- **What is being asked**
Produce the listing below again, exactly as shown.

- **Provided data**
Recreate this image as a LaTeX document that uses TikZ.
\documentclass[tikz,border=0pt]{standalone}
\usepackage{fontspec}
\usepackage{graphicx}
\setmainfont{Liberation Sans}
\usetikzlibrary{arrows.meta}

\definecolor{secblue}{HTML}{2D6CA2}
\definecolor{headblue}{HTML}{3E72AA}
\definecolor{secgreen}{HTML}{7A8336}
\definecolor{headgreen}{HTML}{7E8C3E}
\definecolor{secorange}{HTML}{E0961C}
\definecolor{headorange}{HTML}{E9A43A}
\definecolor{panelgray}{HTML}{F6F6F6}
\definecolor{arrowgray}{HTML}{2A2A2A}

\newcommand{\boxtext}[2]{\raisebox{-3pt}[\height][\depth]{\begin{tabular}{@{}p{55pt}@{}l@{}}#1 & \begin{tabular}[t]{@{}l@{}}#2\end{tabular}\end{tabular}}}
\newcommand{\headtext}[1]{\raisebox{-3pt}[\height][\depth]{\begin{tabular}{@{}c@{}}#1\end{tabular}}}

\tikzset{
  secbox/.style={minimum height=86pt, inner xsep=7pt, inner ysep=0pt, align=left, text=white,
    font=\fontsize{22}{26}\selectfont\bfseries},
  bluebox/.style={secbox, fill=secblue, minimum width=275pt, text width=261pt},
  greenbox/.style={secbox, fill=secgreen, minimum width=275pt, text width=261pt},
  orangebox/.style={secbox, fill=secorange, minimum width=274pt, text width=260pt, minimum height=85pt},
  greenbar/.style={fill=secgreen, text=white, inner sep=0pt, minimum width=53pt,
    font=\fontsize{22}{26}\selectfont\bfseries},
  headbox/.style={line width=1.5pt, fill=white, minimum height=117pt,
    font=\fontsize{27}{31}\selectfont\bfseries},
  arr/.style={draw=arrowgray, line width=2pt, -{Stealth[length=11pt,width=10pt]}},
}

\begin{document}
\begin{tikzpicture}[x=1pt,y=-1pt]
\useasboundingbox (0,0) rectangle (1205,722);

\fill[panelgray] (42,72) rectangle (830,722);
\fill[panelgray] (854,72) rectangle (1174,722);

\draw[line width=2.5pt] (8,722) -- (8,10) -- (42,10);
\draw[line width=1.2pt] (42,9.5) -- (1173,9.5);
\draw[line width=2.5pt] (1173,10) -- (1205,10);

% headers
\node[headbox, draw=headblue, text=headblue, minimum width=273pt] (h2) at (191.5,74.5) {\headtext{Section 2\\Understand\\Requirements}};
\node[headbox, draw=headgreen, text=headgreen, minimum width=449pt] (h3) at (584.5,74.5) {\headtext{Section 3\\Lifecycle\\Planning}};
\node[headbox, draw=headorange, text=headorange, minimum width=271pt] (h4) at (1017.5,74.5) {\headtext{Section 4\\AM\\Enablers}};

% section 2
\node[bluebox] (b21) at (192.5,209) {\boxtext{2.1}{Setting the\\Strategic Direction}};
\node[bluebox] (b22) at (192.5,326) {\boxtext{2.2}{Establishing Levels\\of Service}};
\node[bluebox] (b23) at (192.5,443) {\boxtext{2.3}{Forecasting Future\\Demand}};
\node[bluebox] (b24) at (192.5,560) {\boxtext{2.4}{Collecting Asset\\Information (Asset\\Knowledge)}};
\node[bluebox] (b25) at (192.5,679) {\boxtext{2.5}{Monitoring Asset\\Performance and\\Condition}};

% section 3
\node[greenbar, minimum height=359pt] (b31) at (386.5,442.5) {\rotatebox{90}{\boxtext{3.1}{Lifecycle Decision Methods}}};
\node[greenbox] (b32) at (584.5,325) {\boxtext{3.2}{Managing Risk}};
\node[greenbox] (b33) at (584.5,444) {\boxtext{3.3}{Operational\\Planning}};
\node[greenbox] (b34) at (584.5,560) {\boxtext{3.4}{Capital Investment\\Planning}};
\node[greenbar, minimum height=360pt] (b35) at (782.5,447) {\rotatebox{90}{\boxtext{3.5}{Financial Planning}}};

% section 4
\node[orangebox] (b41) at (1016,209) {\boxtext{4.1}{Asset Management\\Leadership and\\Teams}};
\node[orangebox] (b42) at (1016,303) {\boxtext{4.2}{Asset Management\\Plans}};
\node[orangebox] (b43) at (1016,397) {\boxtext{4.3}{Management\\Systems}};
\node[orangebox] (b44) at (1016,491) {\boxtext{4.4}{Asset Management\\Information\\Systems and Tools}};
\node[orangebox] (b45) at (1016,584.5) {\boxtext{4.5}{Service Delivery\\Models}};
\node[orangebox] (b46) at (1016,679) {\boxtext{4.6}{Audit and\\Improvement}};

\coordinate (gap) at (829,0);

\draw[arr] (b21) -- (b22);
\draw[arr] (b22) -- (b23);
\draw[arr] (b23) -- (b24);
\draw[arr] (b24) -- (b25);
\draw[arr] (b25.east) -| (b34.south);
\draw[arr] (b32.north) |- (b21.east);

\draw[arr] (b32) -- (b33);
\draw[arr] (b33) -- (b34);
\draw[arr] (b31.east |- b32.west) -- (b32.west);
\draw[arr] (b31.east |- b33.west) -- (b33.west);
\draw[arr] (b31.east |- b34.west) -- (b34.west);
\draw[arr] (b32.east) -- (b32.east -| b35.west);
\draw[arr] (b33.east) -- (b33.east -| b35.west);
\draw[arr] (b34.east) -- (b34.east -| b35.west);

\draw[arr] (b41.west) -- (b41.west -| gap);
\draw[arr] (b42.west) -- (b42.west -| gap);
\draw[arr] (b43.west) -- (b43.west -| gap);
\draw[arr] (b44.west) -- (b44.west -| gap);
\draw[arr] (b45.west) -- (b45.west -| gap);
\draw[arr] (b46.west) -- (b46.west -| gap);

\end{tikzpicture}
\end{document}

- **Task output**
Recreate this image as a LaTeX document that uses TikZ.
\documentclass[tikz,border=0pt]{standalone}
\usepackage{fontspec}
\usepackage{graphicx}
\setmainfont{Liberation Sans}
\usetikzlibrary{arrows.meta}

\definecolor{secblue}{HTML}{2D6CA2}
\definecolor{headblue}{HTML}{3E72AA}
\definecolor{secgreen}{HTML}{7A8336}
\definecolor{headgreen}{HTML}{7E8C3E}
\definecolor{secorange}{HTML}{E0961C}
\definecolor{headorange}{HTML}{E9A43A}
\definecolor{panelgray}{HTML}{F6F6F6}
\definecolor{arrowgray}{HTML}{2A2A2A}

\newcommand{\boxtext}[2]{\raisebox{-3pt}[\height][\depth]{\begin{tabular}{@{}p{55pt}@{}l@{}}#1 & \begin{tabular}[t]{@{}l@{}}#2\end{tabular}\end{tabular}}}
\newcommand{\headtext}[1]{\raisebox{-3pt}[\height][\depth]{\begin{tabular}{@{}c@{}}#1\end{tabular}}}

\tikzset{
  secbox/.style={minimum height=86pt, inner xsep=7pt, inner ysep=0pt, align=left, text=white,
    font=\fontsize{22}{26}\selectfont\bfseries},
  bluebox/.style={secbox, fill=secblue, minimum width=275pt, text width=261pt},
  greenbox/.style={secbox, fill=secgreen, minimum width=275pt, text width=261pt},
  orangebox/.style={secbox, fill=secorange, minimum width=274pt, text width=260pt, minimum height=85pt},
  greenbar/.style={fill=secgreen, text=white, inner sep=0pt, minimum width=53pt,
    font=\fontsize{22}{26}\selectfont\bfseries},
  headbox/.style={line width=1.5pt, fill=white, minimum height=117pt,
    font=\fontsize{27}{31}\selectfont\bfseries},
  arr/.style={draw=arrowgray, line width=2pt, -{Stealth[length=11pt,width=10pt]}},
}

\begin{document}
\begin{tikzpicture}[x=1pt,y=-1pt]
\useasboundingbox (0,0) rectangle (1205,722);

\fill[panelgray] (42,72) rectangle (830,722);
\fill[panelgray] (854,72) rectangle (1174,722);

\draw[line width=2.5pt] (8,722) -- (8,10) -- (42,10);
\draw[line width=1.2pt] (42,9.5) -- (1173,9.5);
\draw[line width=2.5pt] (1173,10) -- (1205,10);

% headers
\node[headbox, draw=headblue, text=headblue, minimum width=273pt] (h2) at (191.5,74.5) {\headtext{Section 2\\Understand\\Requirements}};
\node[headbox, draw=headgreen, text=headgreen, minimum width=449pt] (h3) at (584.5,74.5) {\headtext{Section 3\\Lifecycle\\Planning}};
\node[headbox, draw=headorange, text=headorange, minimum width=271pt] (h4) at (1017.5,74.5) {\headtext{Section 4\\AM\\Enablers}};

% section 2
\node[bluebox] (b21) at (192.5,209) {\boxtext{2.1}{Setting the\\Strategic Direction}};
\node[bluebox] (b22) at (192.5,326) {\boxtext{2.2}{Establishing Levels\\of Service}};
\node[bluebox] (b23) at (192.5,443) {\boxtext{2.3}{Forecasting Future\\Demand}};
\node[bluebox] (b24) at (192.5,560) {\boxtext{2.4}{Collecting Asset\\Information (Asset\\Knowledge)}};
\node[bluebox] (b25) at (192.5,679) {\boxtext{2.5}{Monitoring Asset\\Performance and\\Condition}};

% section 3
\node[greenbar, minimum height=359pt] (b31) at (386.5,442.5) {\rotatebox{90}{\boxtext{3.1}{Lifecycle Decision Methods}}};
\node[greenbox] (b32) at (584.5,325) {\boxtext{3.2}{Managing Risk}};
\node[greenbox] (b33) at (584.5,444) {\boxtext{3.3}{Operational\\Planning}};
\node[greenbox] (b34) at (584.5,560) {\boxtext{3.4}{Capital Investment\\Planning}};
\node[greenbar, minimum height=360pt] (b35) at (782.5,447) {\rotatebox{90}{\boxtext{3.5}{Financial Planning}}};

% section 4
\node[orangebox] (b41) at (1016,209) {\boxtext{4.1}{Asset Management\\Leadership and\\Teams}};
\node[orangebox] (b42) at (1016,303) {\boxtext{4.2}{Asset Management\\Plans}};
\node[orangebox] (b43) at (1016,397) {\boxtext{4.3}{Management\\Systems}};
\node[orangebox] (b44) at (1016,491) {\boxtext{4.4}{Asset Management\\Information\\Systems and Tools}};
\node[orangebox] (b45) at (1016,584.5) {\boxtext{4.5}{Service Delivery\\Models}};
\node[orangebox] (b46) at (1016,679) {\boxtext{4.6}{Audit and\\Improvement}};

\coordinate (gap) at (829,0);

\draw[arr] (b21) -- (b22);
\draw[arr] (b22) -- (b23);
\draw[arr] (b23) -- (b24);
\draw[arr] (b24) -- (b25);
\draw[arr] (b25.east) -| (b34.south);
\draw[arr] (b32.north) |- (b21.east);

\draw[arr] (b32) -- (b33);
\draw[arr] (b33) -- (b34);
\draw[arr] (b31.east |- b32.west) -- (b32.west);
\draw[arr] (b31.east |- b33.west) -- (b33.west);
\draw[arr] (b31.east |- b34.west) -- (b34.west);
\draw[arr] (b32.east) -- (b32.east -| b35.west);
\draw[arr] (b33.east) -- (b33.east -| b35.west);
\draw[arr] (b34.east) -- (b34.east -| b35.west);

\draw[arr] (b41.west) -- (b41.west -| gap);
\draw[arr] (b42.west) -- (b42.west -| gap);
\draw[arr] (b43.west) -- (b43.west -| gap);
\draw[arr] (b44.west) -- (b44.west -| gap);
\draw[arr] (b45.west) -- (b45.west -| gap);
\draw[arr] (b46.west) -- (b46.west -| gap);

\end{tikzpicture}
\end{document}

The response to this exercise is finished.